Il paradosso di Diderot | Diario di un maestro

“La sensibilità fa gli attori mediocri, l’estrema sensibilità gli attori limitati, il sangue freddo e il cervello gli attori sublimi.”

Con questo paradosso, che proprio per la sua natura sembra scontrarsi con l’opinione comune, il filosofo ed illuminista Denis Diderot riuscì ad attaccare la sensibilità di quegli autori e di quel pubblico ancora ancorati ai principi assoluti del Romanticismo.

Ancora oggi molti sono convinti che l’attore debba “entrare nel personaggio”, come se dovesse farsi carico di tutte le sue passioni, le sue emozioni, le sue criticità.

Se così fosse gli attori di talento li troveremmo più facilmente nelle celle di un manicomio, più che nei camerini di un teatro.

Questo non vuol dire che Diderot ritenesse gli attori privi di sensibilità, ma piuttosto che questa debba essere padroneggiata dal mestiere. Infatti, aggiunge Diderot “Un attore che ha soltanto buon senso e giudizio è freddo; uno che ha solo sensibilità e vivacità è folle. Solo una combinazione di buon senso e calore fa l’uomo sublime: e sulla scena, come nella vita, chi mostra più di quanto sente fa ridere invece di commuovere.”

Per meglio comprendere quanto un attore sia coinvolto emotivamente in una scena, possiamo immaginare ad esempio quello che succede a due attori che si baciano sullo schermo.

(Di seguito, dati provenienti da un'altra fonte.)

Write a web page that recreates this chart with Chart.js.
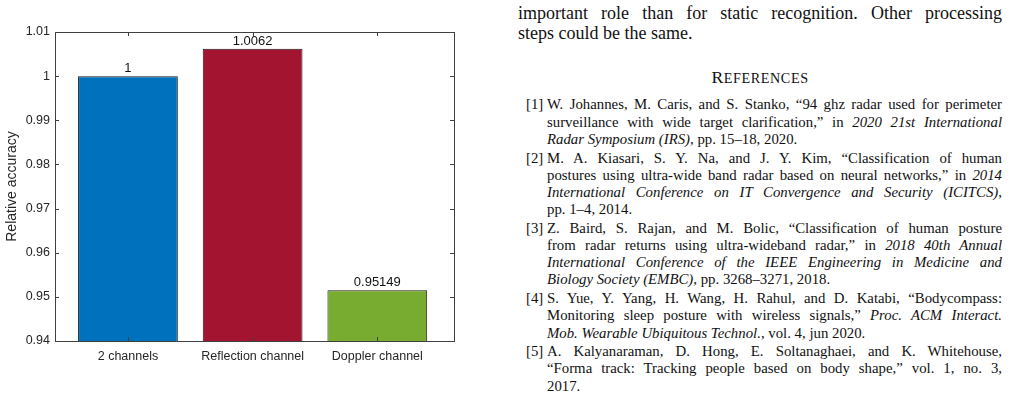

Per quanto appassionato possa apparirci quel bacio, questo non implica che tra i due esista una relazione anche al di fuori della scena. Se ad ogni scena romantica un attore o un attrice si dovessero realmente innamorare, o in un film di guerra veramente odiare o soffrire, alla lunga ci sarebbe veramente da doversi preoccupare per la loro salute mentale.

Ecco quindi la necessità per l’attore di dover “giocare” in scena, permettendosi in questo modo di rappresentare anche la realtà più cruenta attraverso l’imitazione che nasce dall’osservazione e dallo studio e non dall’immedesimazione.

L’attore deve assolutamente uscire “provato” dalla scena, ma questo per l’impegno fisico e non per quello emotivo. Nella vita di tutti i giorni si cerca di ottenere il massimo risultato con il minimo sforzo; in teatro è esattamente l’opposto: ogni gesto, ogni movimento, richiedono un altissimo dispendio di energie.

Una volta fuori dalla scena l’attore, per quanto stanco, deve sentirsi bene. Tutte le emozioni, tutta la tristezza, tutto il dolore o la gioia del personaggio, devono restare lì dove hanno vissuto: sulle tavole del palcoscenico.

Lo stesso vale per lo spettatore che, come diceva Rousseau, lascia i suoi vizi all’entrata e li riprende all’uscita della sala.

Il teatro è il frutto di una convenzione tra chi recita da una parte e chi comprende e interpreta dall’altra. Dalla scena arriva il senso, nella sala se ne coglie il significato. Un gioco antico che non finirà mai di stupirci.